Hikma n°118 :
"Il t'a ordonné qu'en cette demeure tu médites sur
Ses créations; dans l'autre demeure, Il dévoilera pour toi la perfection de Son
essence."
Commentaire :
Il t'a ordonné dans cette demeure de le voir à travers Ses
créations car tu ne peux pas voir la vérité de Sa sainte essence sans passer
par une chose intermédiaire. Le prophète Moussa, que la paix soit sur lui, a
demandé de le voir, mais, par Sa grande sagesse, Dieu a voilé les secrets de Sa
divinité par les lumières de celle-ci. S'il se montre dans le costume de Sa
grandeur, l'accession sera réalisée et le cheminement s'arrêtera. Or, le
cheminement dans les secrets de l'essence ne se fait qu'à travers la méditation
sur les lumières des qualités et ne s'interrompt jamais dans les deux mondes.
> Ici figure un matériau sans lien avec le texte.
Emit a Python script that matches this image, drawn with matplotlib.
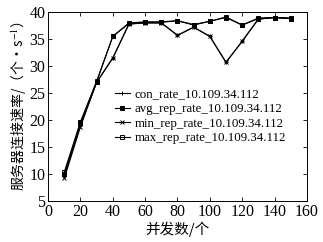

Si dans cette
demeure le sens concret (tout ce qu'on peut toucher ou sentir) est plus
important que le sens abstrait, la sagesse est apparente et le pouvoir est
caché, alors, dans l'autre demeure, au contraire, le sens abstrait est plus
important que le sens concret, le pouvoir est apparent et la vérité de
l'essence se dévoile beaucoup plus que dans ce monde.
Ceci est du point de vue des gens de Dieu et des
connaisseurs. Quant aux gens du commun, ils ne perçoivent que le sens concret
dans cette demeure et dans l'autre.
L'apparition de l'essence est de deux sortes: la première
est qu'elle peut être à travers des choses denses dont l'apparent est une
obscurité et le caché est une lumière, l'apparent est une sagesse et le caché
est un pouvoir, l'apparent est concret et le caché est abstrait. C'est
l'apparition de l'essence dans cette vie d'ici-bas. La deuxième est qu'elle
peut être à travers des choses délicates et lumineuses dont l'apparent est une
lumière et le caché est une lumière, l'apparent est un pouvoir et le caché est
une sagesse, l'apparent est abstrait et le caché est concret. C'est
l'apparition de l'essence dans l'au-delà.
Les connaisseurs qui ont réalisé la contemplation et la
connaissance dans ce monde et dans l'autre, rien ne les voile de Dieu et ils
sont en permanence dans le regard, le bonheur, la beauté et la satisfaction,
car s'Il s'est fait connaître à eux dans ce monde, Il ne se voilera pas dans
l'autre monde. L'homme meurt dans l'état où il a vécu et est ressuscité dans
l'état où il est mort contrairement aux gens du commun. Car si ceux-là ont été
voilés dans cette vie, ils se cacheront dans l'autre vie pour ne pas voir leur
seigneur sauf pendant un moment précis, sur un aspect précis.
Ibn Al-arabi Al-hatimi a écrit à l'Imam Ar-razi en lui
disant: viens, et nous te ferons connaître Dieu aujourd'hui, avant ta mort.
Car, quand Dieu apparaîtra à Ses serviteurs, tu Le nieras et tu ne Le
reconnaîtras pas.
Le Chaykh Abou Mohammad Al-qadiri Al-jilani, que Dieu
l'agrée, a été interrogé au sujet d'un homme qui prétendait voir Dieu avec ses
yeux. Le Chaykh l'a convoqué pour s'expliquer. L'homme lui a dit: oui, c'est
vrai. Alors Le chaykh l'a grondé et l'a défendu de répéter une telle chose.
Puis on a demandé au Chaykh si cet homme avait raison ou pas et il a répondu:
il a raison mais il est dans la confusion, car il a vu avec l'œil de son cœur
(al-bassira) la lumière de la beauté et cette lumière a transpercé l'œil de son
cœur pour arriver à son œil physique. Alors son œil physique a vu l'œil de son
cœur dont le rayon est lié à la lumière de la vision de Dieu. Il a cru qu'il
avait vu ce que voyait l'œil de son cœur alors que son œil physique a seulement
vu l'œil de son cœur.
Le sens de tout cela est que tant que l'âme est voilée par
le caractère physique (corporel), la vision reste attachée à la vue physique et
on ne perçoit que le sens concret. Et si le spirituel domine le corporel alors
la vision est attachée à l'œil du cœur (al-bassira) et l'œil physique ne
perçoit que les sens abstraits que percevait l'œil du cœur.